Celia E. Schultz
Associate Professor, Director of Undergraduate Studies
Her main research interests are Roman religion, Latin literature, and Roman history. She is the author of Women’s Religious Activity in the Roman Republic (UNC Press 2006) and the co-editor of Religion in Republican Italy, a volume of Yale Classical Studies (2006). She has also published articles on the Roman cults of Hercules, Vesta, Venus, and Juno Sospita, as well as on Vergil's third Eclogue. She is currently working on a study of Cicero's De Divinatione.
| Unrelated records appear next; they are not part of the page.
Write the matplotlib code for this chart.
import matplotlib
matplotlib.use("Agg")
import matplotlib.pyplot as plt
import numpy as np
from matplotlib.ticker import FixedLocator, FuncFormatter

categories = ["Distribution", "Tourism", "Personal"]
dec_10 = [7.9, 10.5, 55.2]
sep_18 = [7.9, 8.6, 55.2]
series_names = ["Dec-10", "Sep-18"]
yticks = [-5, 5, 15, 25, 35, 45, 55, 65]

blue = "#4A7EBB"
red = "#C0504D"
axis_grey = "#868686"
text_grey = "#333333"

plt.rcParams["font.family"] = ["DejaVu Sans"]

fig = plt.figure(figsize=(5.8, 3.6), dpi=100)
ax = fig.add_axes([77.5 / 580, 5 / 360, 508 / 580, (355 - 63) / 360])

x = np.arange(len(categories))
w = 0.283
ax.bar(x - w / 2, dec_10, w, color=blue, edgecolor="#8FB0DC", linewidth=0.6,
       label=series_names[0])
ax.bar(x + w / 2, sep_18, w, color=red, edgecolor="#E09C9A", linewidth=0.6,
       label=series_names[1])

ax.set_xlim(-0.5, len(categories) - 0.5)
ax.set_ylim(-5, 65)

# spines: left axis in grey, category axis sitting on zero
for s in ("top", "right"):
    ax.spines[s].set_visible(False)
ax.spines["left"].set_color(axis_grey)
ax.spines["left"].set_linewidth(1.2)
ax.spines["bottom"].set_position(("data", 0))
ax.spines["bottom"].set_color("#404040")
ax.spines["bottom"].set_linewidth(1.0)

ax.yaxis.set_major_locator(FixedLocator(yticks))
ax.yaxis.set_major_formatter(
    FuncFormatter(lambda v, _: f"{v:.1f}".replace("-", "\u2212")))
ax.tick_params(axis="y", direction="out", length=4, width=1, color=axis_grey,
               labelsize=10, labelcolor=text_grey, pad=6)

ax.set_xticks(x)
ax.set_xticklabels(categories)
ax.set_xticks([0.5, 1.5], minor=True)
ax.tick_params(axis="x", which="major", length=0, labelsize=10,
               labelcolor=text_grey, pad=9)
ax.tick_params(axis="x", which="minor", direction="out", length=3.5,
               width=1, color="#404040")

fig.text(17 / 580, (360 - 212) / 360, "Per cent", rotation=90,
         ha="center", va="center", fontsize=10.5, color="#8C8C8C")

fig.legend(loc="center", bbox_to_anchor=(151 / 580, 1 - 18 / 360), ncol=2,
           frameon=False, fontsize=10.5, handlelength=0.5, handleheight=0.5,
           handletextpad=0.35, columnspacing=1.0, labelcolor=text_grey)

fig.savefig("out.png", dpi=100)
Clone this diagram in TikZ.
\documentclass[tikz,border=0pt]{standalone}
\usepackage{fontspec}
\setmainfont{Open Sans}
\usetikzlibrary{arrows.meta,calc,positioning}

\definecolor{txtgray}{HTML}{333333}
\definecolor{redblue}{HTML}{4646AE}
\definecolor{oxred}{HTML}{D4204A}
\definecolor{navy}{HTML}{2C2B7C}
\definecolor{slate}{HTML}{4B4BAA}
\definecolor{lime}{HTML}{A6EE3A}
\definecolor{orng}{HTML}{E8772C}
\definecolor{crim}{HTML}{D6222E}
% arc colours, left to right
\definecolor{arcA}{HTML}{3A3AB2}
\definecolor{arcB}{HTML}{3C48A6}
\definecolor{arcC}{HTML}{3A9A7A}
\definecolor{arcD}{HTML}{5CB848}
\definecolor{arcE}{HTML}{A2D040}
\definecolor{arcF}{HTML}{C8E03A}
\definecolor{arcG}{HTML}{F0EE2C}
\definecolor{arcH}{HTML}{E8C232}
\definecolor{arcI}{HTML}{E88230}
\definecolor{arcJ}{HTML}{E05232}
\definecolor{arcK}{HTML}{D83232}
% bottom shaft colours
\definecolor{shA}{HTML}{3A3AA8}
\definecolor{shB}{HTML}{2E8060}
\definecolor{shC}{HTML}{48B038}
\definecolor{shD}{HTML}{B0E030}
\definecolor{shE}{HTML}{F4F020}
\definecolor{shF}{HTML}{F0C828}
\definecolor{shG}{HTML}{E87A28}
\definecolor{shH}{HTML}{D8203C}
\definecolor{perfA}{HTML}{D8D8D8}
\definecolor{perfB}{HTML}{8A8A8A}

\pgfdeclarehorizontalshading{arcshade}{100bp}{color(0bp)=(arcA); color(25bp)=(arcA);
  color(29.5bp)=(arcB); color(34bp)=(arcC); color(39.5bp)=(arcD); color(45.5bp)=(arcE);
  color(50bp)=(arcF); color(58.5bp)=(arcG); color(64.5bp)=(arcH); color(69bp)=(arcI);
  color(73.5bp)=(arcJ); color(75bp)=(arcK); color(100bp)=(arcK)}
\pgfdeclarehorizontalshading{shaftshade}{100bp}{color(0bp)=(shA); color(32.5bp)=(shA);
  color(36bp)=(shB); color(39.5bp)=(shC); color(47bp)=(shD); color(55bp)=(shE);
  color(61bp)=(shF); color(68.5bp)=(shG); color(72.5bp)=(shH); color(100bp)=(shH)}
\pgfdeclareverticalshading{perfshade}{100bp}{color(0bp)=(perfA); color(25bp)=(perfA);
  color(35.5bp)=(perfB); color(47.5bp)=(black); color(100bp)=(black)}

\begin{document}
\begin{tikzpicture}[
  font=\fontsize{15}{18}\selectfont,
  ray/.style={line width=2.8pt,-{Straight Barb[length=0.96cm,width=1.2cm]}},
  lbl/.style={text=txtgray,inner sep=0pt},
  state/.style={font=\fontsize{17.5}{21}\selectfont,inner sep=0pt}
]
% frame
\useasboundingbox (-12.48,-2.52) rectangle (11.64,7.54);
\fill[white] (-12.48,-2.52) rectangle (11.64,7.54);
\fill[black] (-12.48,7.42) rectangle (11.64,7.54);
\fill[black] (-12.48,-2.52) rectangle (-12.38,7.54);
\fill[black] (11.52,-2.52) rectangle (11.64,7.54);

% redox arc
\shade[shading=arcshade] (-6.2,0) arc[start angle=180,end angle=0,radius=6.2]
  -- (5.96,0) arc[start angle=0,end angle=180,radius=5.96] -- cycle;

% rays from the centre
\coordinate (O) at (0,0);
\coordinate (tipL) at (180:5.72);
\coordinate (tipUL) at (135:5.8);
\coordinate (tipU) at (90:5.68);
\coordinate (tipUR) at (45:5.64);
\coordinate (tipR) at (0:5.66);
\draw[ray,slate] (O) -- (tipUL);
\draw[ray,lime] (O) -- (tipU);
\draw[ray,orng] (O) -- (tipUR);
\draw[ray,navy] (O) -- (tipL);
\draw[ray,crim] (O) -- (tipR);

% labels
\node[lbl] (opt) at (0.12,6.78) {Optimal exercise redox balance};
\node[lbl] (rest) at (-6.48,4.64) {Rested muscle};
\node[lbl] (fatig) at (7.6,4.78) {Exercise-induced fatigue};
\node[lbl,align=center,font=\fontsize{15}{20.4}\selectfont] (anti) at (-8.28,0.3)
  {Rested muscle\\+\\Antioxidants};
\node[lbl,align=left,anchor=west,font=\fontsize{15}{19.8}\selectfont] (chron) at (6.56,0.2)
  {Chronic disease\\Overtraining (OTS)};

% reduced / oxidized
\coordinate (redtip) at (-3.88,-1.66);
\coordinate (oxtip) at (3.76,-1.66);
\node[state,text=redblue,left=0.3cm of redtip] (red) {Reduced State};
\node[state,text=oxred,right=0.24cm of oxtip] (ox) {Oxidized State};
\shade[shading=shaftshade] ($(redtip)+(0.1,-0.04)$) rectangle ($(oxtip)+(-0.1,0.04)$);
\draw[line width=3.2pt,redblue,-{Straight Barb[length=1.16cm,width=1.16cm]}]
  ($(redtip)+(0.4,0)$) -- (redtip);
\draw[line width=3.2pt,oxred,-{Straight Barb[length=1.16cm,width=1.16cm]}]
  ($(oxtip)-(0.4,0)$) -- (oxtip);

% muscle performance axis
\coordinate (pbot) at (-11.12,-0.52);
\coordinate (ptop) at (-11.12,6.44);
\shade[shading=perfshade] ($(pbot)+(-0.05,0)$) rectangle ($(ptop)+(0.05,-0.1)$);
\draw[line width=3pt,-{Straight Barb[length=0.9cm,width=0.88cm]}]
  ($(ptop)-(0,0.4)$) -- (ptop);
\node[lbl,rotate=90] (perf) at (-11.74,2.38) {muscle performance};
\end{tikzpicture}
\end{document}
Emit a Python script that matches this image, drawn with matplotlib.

Among the courses she offers are Livy's first pentad, Sallust, Vergil, Lucretius, Cicero’s Philosophical and Religious Treatises, Prophecy and Divination in the Ancient World, the History of Rome, and the History of Latin Literature.
Selected Recent Publications
- Commentary on Cicero's De Divinatione, Book I, in process.
- "Roman Religion," for the Cambridge Companion to Ancient Mediterranean Religions, edited by Barbette Spaeth, in process.
- "Italy and the Greek East, 2nd century," for the Blackwell's Companion to Roman Italy, edited by A. E. Cooley, in process.
- "The Romans and Ritual Murder," Journal of the American Academy of Religion, forthcoming September 2009 (estimated).
- Co-editor with Paul B. Harvey, jr. of Religion in Republican Italy, Yale Classical Studies 33, Cambridge University Press, 2006, and author of the article "Juno Sospita and Roman Insecurity in the Social War," p. 207-27.
- Women’s Religious Activity in the Roman Republic, in the series Studies in Greek and Roman History, University of North Carolina Press, 2006.